Objective: Filter these entries, keeping only lines that hold the word "this".
________________________________________
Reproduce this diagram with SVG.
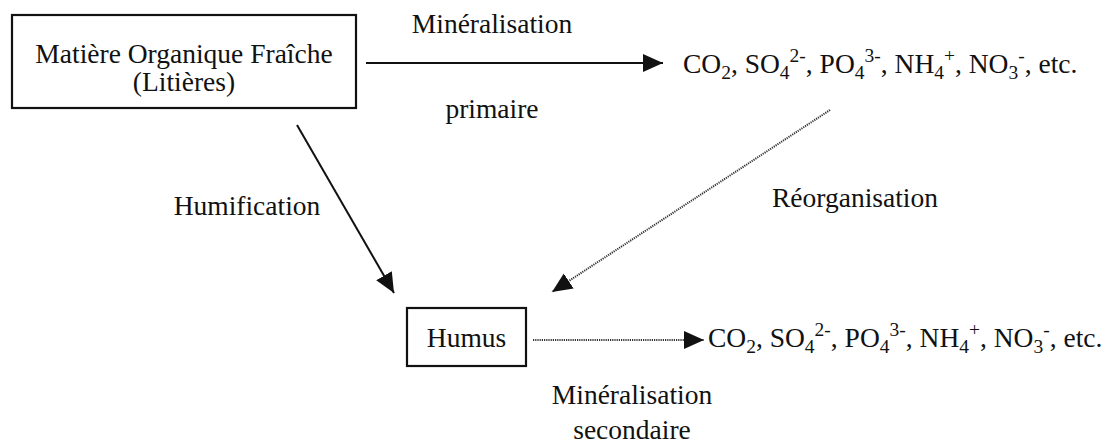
<svg xmlns="http://www.w3.org/2000/svg" width="1117" height="448" viewBox="0 0 1117 448">
<style>
text{font-family:"Liberation Serif","Times New Roman",serif;font-size:27.5px;fill:#111}
.box{fill:#fff;stroke:#111;stroke-width:2.2}
.solid{fill:none;stroke:#111;stroke-width:2}
.dot{fill:none;stroke:#333;stroke-width:2;stroke-dasharray:1.2 1}
.s{font-size:19.5px}
</style>
<defs>
<marker id="ah" markerUnits="userSpaceOnUse" markerWidth="22" markerHeight="20" refX="20" refY="9" orient="auto">
<path d="M0,0 L20,9 L0,18 Z" fill="#111"/>
</marker>
</defs>
<rect width="1117" height="448" fill="#fff"/>
<g id="connectors">
<line class="solid" x1="366" y1="63" x2="663" y2="63" marker-end="url(#ah)"/>
<line class="solid" x1="297" y1="125" x2="394" y2="293" marker-end="url(#ah)"/>
<line class="dot" x1="830" y1="110" x2="552" y2="292" marker-end="url(#ah)"/>
<line class="dot" x1="533" y1="340" x2="704" y2="340" marker-end="url(#ah)"/>
</g>
<g id="mof">
<rect class="box" x="12" y="15" width="344" height="93"/>
<text x="184" y="63" text-anchor="middle">Matière Organique Fraîche</text>
<text x="184" y="91" text-anchor="middle">(Litières)</text>
</g>
<g id="mineraux1">
<text x="683" y="73">CO<tspan class="s" dy="6">2</tspan><tspan dy="-6">, SO</tspan><tspan class="s" dy="6">4</tspan><tspan class="s" dy="-17">2-</tspan><tspan dy="11">, PO</tspan><tspan class="s" dy="6">4</tspan><tspan class="s" dy="-17">3-</tspan><tspan dy="11">, NH</tspan><tspan class="s" dy="6">4</tspan><tspan class="s" dy="-17">+</tspan><tspan dy="11">, NO</tspan><tspan class="s" dy="6">3</tspan><tspan class="s" dy="-17">-</tspan><tspan dy="11">, etc.</tspan></text>
</g>
<g id="humus">
<rect class="box" x="407" y="308" width="119" height="58"/>
<text x="466.5" y="347" text-anchor="middle">Humus</text>
</g>
<g id="mineraux2">
<text x="708" y="347">CO<tspan class="s" dy="6">2</tspan><tspan dy="-6">, SO</tspan><tspan class="s" dy="6">4</tspan><tspan class="s" dy="-17">2-</tspan><tspan dy="11">, PO</tspan><tspan class="s" dy="6">4</tspan><tspan class="s" dy="-17">3-</tspan><tspan dy="11">, NH</tspan><tspan class="s" dy="6">4</tspan><tspan class="s" dy="-17">+</tspan><tspan dy="11">, NO</tspan><tspan class="s" dy="6">3</tspan><tspan class="s" dy="-17">-</tspan><tspan dy="11">, etc.</tspan></text>
</g>
<g id="labels">
<text x="492" y="33" text-anchor="middle">Minéralisation</text>
<text x="492" y="118" text-anchor="middle">primaire</text>
<text x="247" y="215" text-anchor="middle">Humification</text>
<text x="855" y="207" text-anchor="middle">Réorganisation</text>
<text x="632" y="404" text-anchor="middle">Minéralisation</text>
<text x="632" y="439" text-anchor="middle">secondaire</text>
</g>
</svg>
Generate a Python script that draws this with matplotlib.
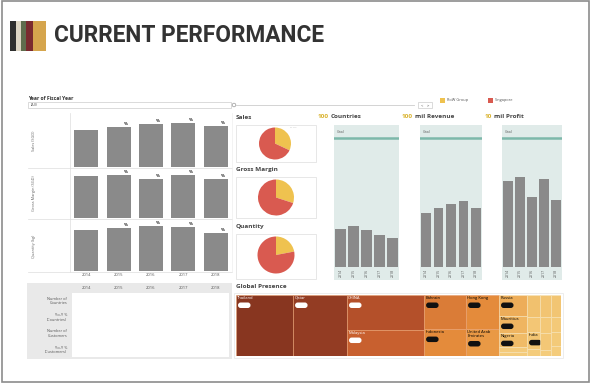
import matplotlib
matplotlib.use('Agg')
import matplotlib.pyplot as plt
from matplotlib.patches import Rectangle, FancyBboxPatch, Circle
import matplotlib.colors as mcolors
import numpy as np

W, H = 600, 386

# ---------------- data ----------------
years = ['2014', '2015', '2016', '2017', '2018']
sales = [37, 40, 43, 44, 41]
gross_margin = [42, 43, 39, 43, 39]
quantity = [41, 43, 45, 44, 38]
row_titles = ['Sales (SGD)', 'Gross Margin (SGD)', 'Quantity (kg)']
change_marks = ['', '%', '%', '%', '%']

pie_groups = ['RoW Group', 'Singapore']
pie_sales = [32, 68]
pie_margin = [30, 70]
pie_quantity = [22, 78]
pie_titles = ['Sales', 'Gross Margin', 'Quantity']

countries = [29.7, 31.8, 28.4, 24.8, 22.5]
revenue = [42.1, 45.7, 48.8, 50.9, 46.0]
profit = [6.7, 7.0, 5.45, 6.85, 5.2]
kpi_goals = [100, 100, 10]
kpi_numbers = ['100', '100', '10']
kpi_titles = ['Countries', 'mil Revenue', 'mil Profit']

table_rows = ['Number of\nCountries', 'Y-o-Y %\n(Countries)',
              'Number of\nCustomers', 'Y-o-Y %\n(Customers)']

# treemap: columns of (country, customers)
tm_columns = [
    [('Thailand', 348)],
    [('Qatar', 329)],
    [('CHINA', 270), ('Malaysia', 200)],
    [('Bahrain', 143), ('Indonesia', 113)],
    [('Hong Kong', 112), ('United Arab\nEmirates', 89)],
    [('Russia', 59), ('Mauritius', 48), ('Nigeria', 39), ('', 13), ('', 12)],
    [('', 29), ('', 20), ('India', 22), ('', 9)],
    [('', 24), ('', 17), ('', 18), ('', 7)],
    [('', 22), ('', 15), ('', 14), ('', 10)],
]

# ---------------- styling ----------------
GRAY_BAR = '#8a8a8a'
YEL = '#efc24f'
RED = '#d95a50'
TEAL_BG = '#e0ebe9'
GOAL = '#7db8aa'
TXT = '#444444'
plt.rcParams['font.family'] = ['Open Sans', 'DejaVu Sans']

fig = plt.figure(figsize=(6, 3.86), dpi=100)
fig.patch.set_facecolor('white')
renderer = fig.canvas.get_renderer()


def px_axes(x0, y0, x1, y1, **kw):
    return fig.add_axes([x0 / W, 1 - y1 / H, (x1 - x0) / W, (y1 - y0) / H], **kw)


bg = px_axes(0, 0, W, H)
bg.set_xlim(0, W)
bg.set_ylim(H, 0)
bg.axis('off')

# slide frame
bg.add_patch(Rectangle((2, 1), 587, 381, fill=False, ec='#8c8c8c', lw=1.2))

# title icon stripes
for x0, x1, c in [(10, 16, '#2e2e2e'), (16, 21, '#ddd5c4'), (21, 26, '#5f6d4d'),
                  (26, 33, '#7a2b2f'), (33, 46, '#d5a54d')]:
    bg.add_patch(Rectangle((x0, 21), x1 - x0, 30, color=c, lw=0))
bg.text(54, 36, 'CURRENT PERFORMANCE', fontsize=16.3, fontweight='bold',
        family=['Roboto', 'DejaVu Sans'], color='#333333', va='center', ha='left')

# filter controls
bg.text(28, 99, 'Year of Fiscal Year', fontsize=3.6, fontweight='bold', color='#333', va='center')
bg.add_patch(Rectangle((28, 102), 203, 6, fill=False, ec='#cccccc', lw=0.5))
bg.text(31, 105, '(All)', fontsize=2.8, color='#555', va='center')
bg.plot([236, 414], [105, 105], color='#cccccc', lw=0.6)
bg.add_patch(Circle((234, 105), 1.8, fill=True, fc='white', ec='#999', lw=0.5))
bg.add_patch(Rectangle((418, 102), 14, 6, fill=False, ec='#cccccc', lw=0.5))
bg.text(422, 105, '<', fontsize=3, color='#555', va='center', ha='center')
bg.text(428, 105, '>', fontsize=3, color='#333', va='center', ha='center')

# legend
for x, c, lab in [(440, YEL, pie_groups[0]), (488, RED, pie_groups[1])]:
    bg.add_patch(Rectangle((x, 97.5), 5, 5, color=c, lw=0))
    bg.text(x + 7, 100, lab, fontsize=2.8, color='#555', va='center')

# ---------------- left bar panel ----------------
bar_rows = [(115, 167, sales, 52), (168, 218, gross_margin, 50), (221, 271, quantity, 50)]
for (y0, y1, vals, top), title in zip(bar_rows, row_titles):
    ax = px_axes(70, y0, 232, y1)
    x = np.arange(len(years))
    ax.bar(x, vals, width=0.74, color=GRAY_BAR)
    for xi, v, m in zip(x, vals, change_marks):
        if m:
            ax.text(xi + 0.22, v + top * 0.02, m, fontsize=3.2, fontweight='bold',
                    color='#222', ha='center', va='bottom')
    ax.set_xlim(-0.5, len(years) - 0.5)
    ax.set_ylim(0, top)
    ax.axis('off')
    bg.text(34, (y0 + y1) / 2, title, fontsize=2.8, rotation=90, color='#666',
            ha='center', va='center')
    bg.plot([28, 232], [y1 + 0.5, y1 + 0.5], color='#dddddd', lw=0.5)
bg.plot([70, 70], [113, 272], color='#dddddd', lw=0.5)
bg.plot([232, 232], [113, 272], color='#eeeeee', lw=0.5)
slot = (232 - 70) / len(years)
for i, yr in enumerate(years):
    bg.text(70 + slot * (i + 0.5), 275.5, yr, fontsize=3, color='#555', ha='center', va='center')

# ---------------- table ----------------
bg.add_patch(Rectangle((27, 283), 205, 76, color='#e9e9e9', lw=0))
bg.add_patch(Rectangle((72, 293), 157, 64, color='white', lw=0))
for i, yr in enumerate(years):
    bg.text(70 + slot * (i + 0.5), 288, yr, fontsize=3, color='#555', ha='center', va='center')
for i, lab in enumerate(table_rows):
    bg.text(67, 301 + i * 16.3, lab, fontsize=2.8, color='#555', ha='right', va='center',
            linespacing=1.2)

# ---------------- pies ----------------
pie_boxes = [(125, 162, 275, 143.5, 16, pie_sales),
             (177, 218, 276, 197.5, 18, pie_margin),
             (234, 279, 276, 255, 18.5, pie_quantity)]
for (by0, by1, cx, cy, r, vals), title in zip(pie_boxes, pie_titles):
    bg.add_patch(Rectangle((236, by0), 80, by1 - by0, fill=False, ec='#dddddd', lw=0.5))
    bg.text(236, by0 - 7.5, title, fontsize=4.6, fontweight='bold', color=TXT, va='center')
    pa = px_axes(cx - r, cy - r, cx + r, cy + r)
    pa.pie(vals, colors=[YEL, RED], startangle=90, counterclock=False,
           wedgeprops=dict(lw=0))
    pa.set_xlim(-1, 1)
    pa.set_ylim(-1, 1)
bg.text(290, 127.5, '-- ---', fontsize=2.5, color='#999', va='center')

# ---------------- KPI panels ----------------
kpi_panels = [(334, 399, countries), (420, 482, revenue), (502, 562, profit)]
kpi_title_x = [318, 402, 485]
for (x0, x1, vals), goal, num, title, tx in zip(kpi_panels, kpi_goals, kpi_numbers,
                                                kpi_titles, kpi_title_x):
    bg.add_patch(Rectangle((x0, 125), x1 - x0, 155, color=TEAL_BG, lw=0))
    ax = px_axes(x0, 125, x1, 267)
    ax.patch.set_alpha(0)
    x = np.arange(len(years))
    ax.bar(x, vals, width=0.77, color=GRAY_BAR)
    ax.axhline(goal, color=GOAL, lw=1.8)
    ax.text(-0.3, goal * 1.03, 'Goal', fontsize=2.5, color='#555', va='bottom')
    ax.set_xlim(-0.5, len(years) - 0.5)
    ax.set_ylim(0, goal * 142 / 129)
    ax.set_xticks(x)
    ax.set_xticklabels(years, rotation=90, fontsize=2.5, color='#555')
    ax.tick_params(length=0, pad=1.5)
    ax.set_yticks([])
    for s in ax.spines.values():
        s.set_visible(False)
    t = bg.text(tx, 117, num, fontsize=4.6, fontweight='bold', color='#d9b22c', va='center')
    bb = t.get_window_extent(renderer=renderer)
    end_x = bb.x1 * W / (fig.get_figwidth() * fig.dpi)
    bg.text(end_x + 1.8, 117, title, fontsize=4.6, fontweight='bold', color=TXT, va='center')

# ---------------- treemap ----------------
bg.text(236, 287, 'Global Presence', fontsize=4.6, fontweight='bold', color=TXT, va='center')
bg.add_patch(Rectangle((234, 293), 329, 65, fill=False, ec='#e6e6e6', lw=0.5))
tm = px_axes(236, 295, 561, 356)
tm.set_xlim(0, 325)
tm.set_ylim(61, 0)
tm.axis('off')

cval = [10, 40, 100, 200, 270, 350]
cnodes = ['#f4cc7c', '#f0ba66', '#e8913d', '#c8602f', '#b4502a', '#873520']
crgb = np.array([mcolors.to_rgb(c) for c in cnodes])


def tm_color(v):
    return tuple(np.interp(v, cval, crgb[:, k]) for k in range(3))


total = sum(v for col in tm_columns for _, v in col)
xpos = 0.0
for col in tm_columns:
    csum = sum(v for _, v in col)
    cw = csum / total * 325
    ypos = 0.0
    for name, v in col:
        ch = v / csum * 61
        tm.add_patch(Rectangle((xpos, ypos), cw, ch, fc=tm_color(v),
                               ec='#f6e3b8' if v < 60 else '#e8a070', lw=0.4))
        if name:
            dark = v >= 200
            tc = 'white' if dark else 'black'
            tm.text(xpos + 1.2, ypos + 0.8, name, fontsize=3.0, color=tc, va='top', ha='left',
                    linespacing=1.1)
            nl = name.count('\n')
            py = ypos + 7.5 + nl * 4.5
            tm.add_patch(FancyBboxPatch((xpos + 2.0, py), 12.5, 5.5,
                                        boxstyle='round,pad=0,rounding_size=2.7',
                                        fc='white' if dark else '#111111', ec='none'))
        ypos += ch
    xpos += cw

fig.savefig('out.png', dpi=100, facecolor='white')
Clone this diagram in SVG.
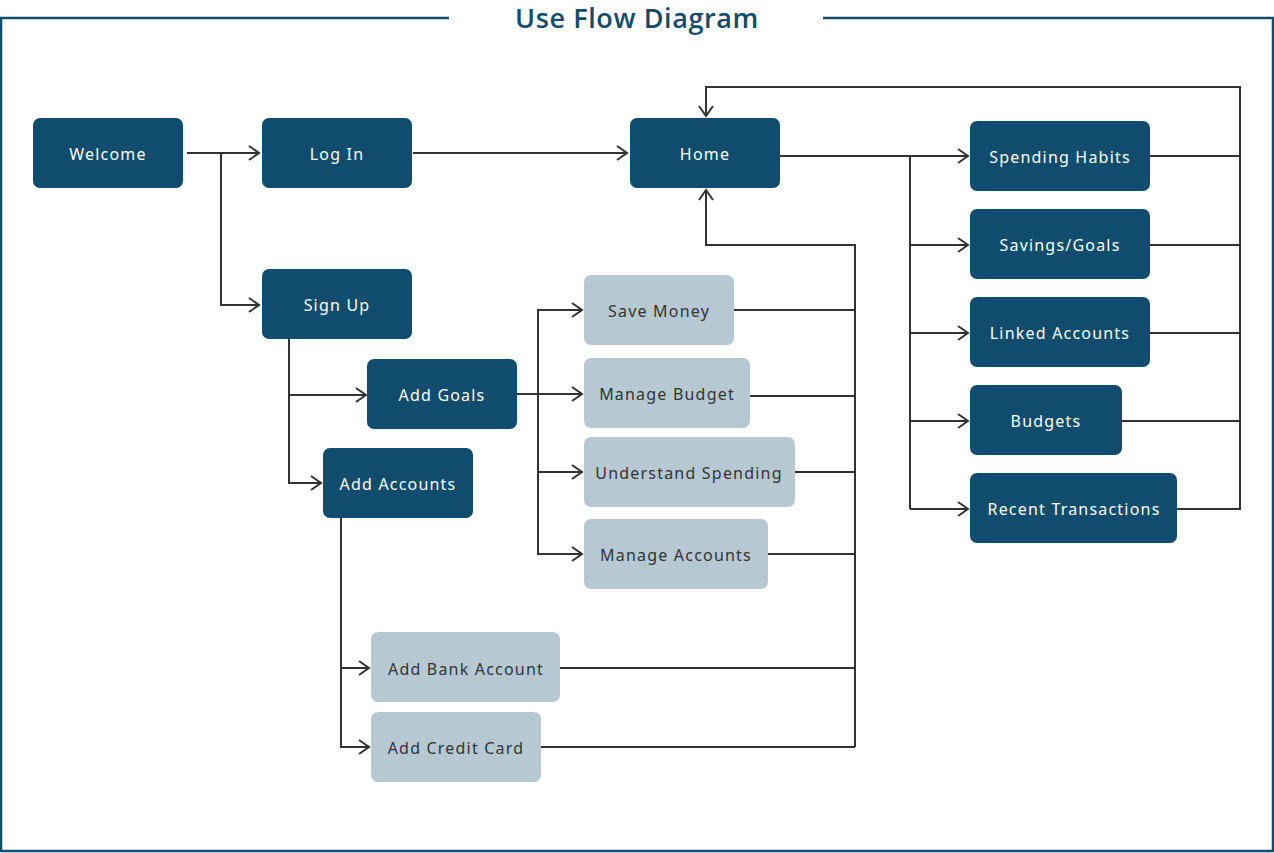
<svg xmlns="http://www.w3.org/2000/svg" width="1274" height="853" viewBox="0 0 1274 853">
<defs>
<marker id="arr" markerUnits="userSpaceOnUse" markerWidth="14" markerHeight="18" refX="12" refY="8" orient="auto">
<path d="M2,1 L12,8 L2,15" fill="none" stroke="#333" stroke-width="2"/>
</marker>
<style>
.dk{fill:#0f4c6e}
.lt{fill:#b6c9d3}
.tw{font-family:"Noto Sans","Open Sans",sans-serif;font-size:16px;fill:#fff;text-anchor:middle;dominant-baseline:central;letter-spacing:1.2px}
.tb{font-family:"Noto Sans","Open Sans",sans-serif;font-size:16px;fill:#333;text-anchor:middle;dominant-baseline:central;letter-spacing:1.2px}
.c{fill:none;stroke:#333;stroke-width:2}
.a{marker-end:url(#arr)}
</style>
</defs>
<rect width="1274" height="853" fill="#fff"/>
<path d="M449,18 H1 V851 H1273 V18 H823" fill="none" stroke="#0f4c6e" stroke-width="2.5"/>
<text x="637" y="28" font-family="'Open Sans','Noto Sans',sans-serif" font-size="27" font-weight="600" letter-spacing="0.6" fill="#0f4c6e" text-anchor="middle">Use Flow Diagram</text>

<g id="connectors">
<path class="c a" d="M187,153 H259"/>
<path class="c a" d="M221,153 V305 H259"/>
<path class="c a" d="M413,153 H627"/>
<path class="c a" d="M780,156 H968"/>
<path class="c" d="M910,156 V509"/>
<path class="c a" d="M910,245 H968"/>
<path class="c a" d="M910,333 H968"/>
<path class="c a" d="M910,421 H968"/>
<path class="c a" d="M910,509 H968"/>
<path class="c" d="M1150,156 H1240"/>
<path class="c" d="M1150,245 H1240"/>
<path class="c" d="M1150,333 H1240"/>
<path class="c" d="M1122,421 H1240"/>
<path class="c a" d="M1177,509 H1240 V87 H706 V116"/>
<path class="c a" d="M855,747 V245 H706 V190"/>
<path class="c" d="M734,310 H855"/>
<path class="c" d="M750,396 H855"/>
<path class="c" d="M795,472 H855"/>
<path class="c" d="M768,554 H855"/>
<path class="c" d="M560,668 H855"/>
<path class="c" d="M541,747 H855"/>
<path class="c a" d="M289,339 V395 H366"/>
<path class="c a" d="M289,395 V483 H321"/>
<path class="c a" d="M517,394 H582"/>
<path class="c a" d="M538,394 V310 H582"/>
<path class="c a" d="M538,394 V472 H582"/>
<path class="c a" d="M538,472 V554 H582"/>
<path class="c a" d="M341,518 V668 H369"/>
<path class="c a" d="M341,668 V747 H369"/>
</g>

<g id="welcome"><rect class="dk" x="33" y="118" width="150" height="70" rx="7"/><text class="tw" x="108" y="154">Welcome</text></g>
<g id="login"><rect class="dk" x="262" y="118" width="150" height="70" rx="7"/><text class="tw" x="337" y="154">Log In</text></g>
<g id="home"><rect class="dk" x="630" y="118" width="150" height="70" rx="7"/><text class="tw" x="705" y="154">Home</text></g>
<g id="signup"><rect class="dk" x="262" y="269" width="150" height="70" rx="7"/><text class="tw" x="337" y="305">Sign Up</text></g>
<g id="addgoals"><rect class="dk" x="367" y="359" width="150" height="70" rx="7"/><text class="tw" x="442" y="395">Add Goals</text></g>
<g id="addaccounts"><rect class="dk" x="323" y="448" width="150" height="70" rx="7"/><text class="tw" x="398" y="484">Add Accounts</text></g>
<g id="savemoney"><rect class="lt" x="584" y="275" width="150" height="70" rx="7"/><text class="tb" x="659" y="311">Save Money</text></g>
<g id="managebudget"><rect class="lt" x="584" y="358" width="166" height="70" rx="7"/><text class="tb" x="667" y="394">Manage Budget</text></g>
<g id="understandspending"><rect class="lt" x="584" y="437" width="211" height="70" rx="7"/><text class="tb" x="689" y="473">Understand Spending</text></g>
<g id="manageaccounts"><rect class="lt" x="584" y="519" width="184" height="70" rx="7"/><text class="tb" x="676" y="555">Manage Accounts</text></g>
<g id="addbank"><rect class="lt" x="371" y="632" width="189" height="70" rx="7"/><text class="tb" x="466" y="669">Add Bank Account</text></g>
<g id="addcredit"><rect class="lt" x="371" y="712" width="170" height="70" rx="7"/><text class="tb" x="456" y="748">Add Credit Card</text></g>
<g id="spending"><rect class="dk" x="970" y="121" width="180" height="70" rx="7"/><text class="tw" x="1060" y="157">Spending Habits</text></g>
<g id="savings"><rect class="dk" x="970" y="209" width="180" height="70" rx="7"/><text class="tw" x="1060" y="245">Savings/Goals</text></g>
<g id="linked"><rect class="dk" x="970" y="297" width="180" height="70" rx="7"/><text class="tw" x="1060" y="333">Linked Accounts</text></g>
<g id="budgets"><rect class="dk" x="970" y="385" width="152" height="70" rx="7"/><text class="tw" x="1046" y="421">Budgets</text></g>
<g id="recent"><rect class="dk" x="970" y="473" width="207" height="70" rx="7"/><text class="tw" x="1074" y="509">Recent Transactions</text></g>
</svg>
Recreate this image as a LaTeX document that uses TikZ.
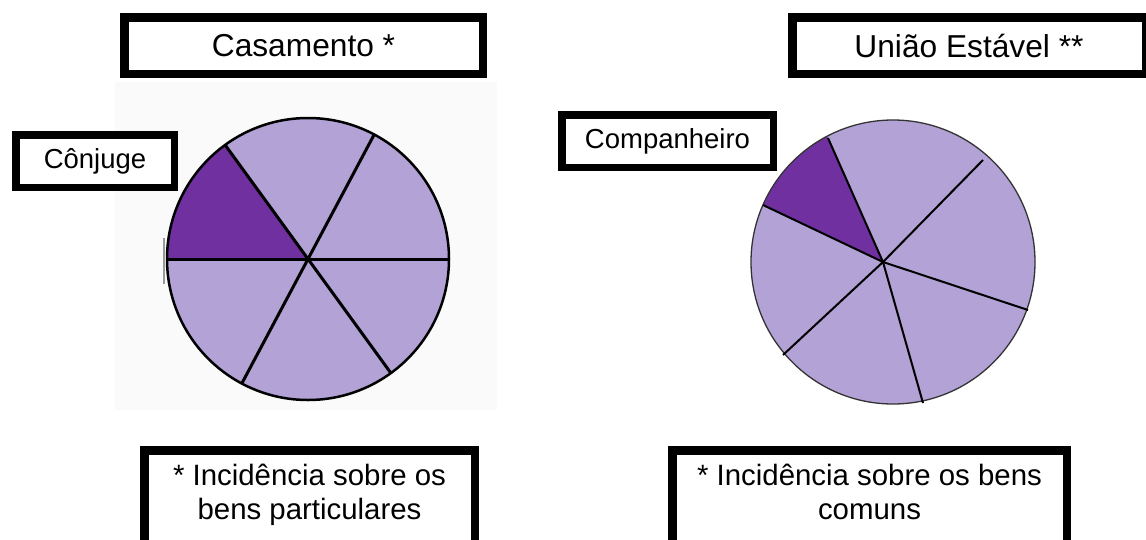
________________________________________
The reply:
Reproduce this diagram with SVG.
Generate a Python script that draws this with matplotlib.
Clone this diagram in SVG.
Recreate this image as a LaTeX document that uses TikZ.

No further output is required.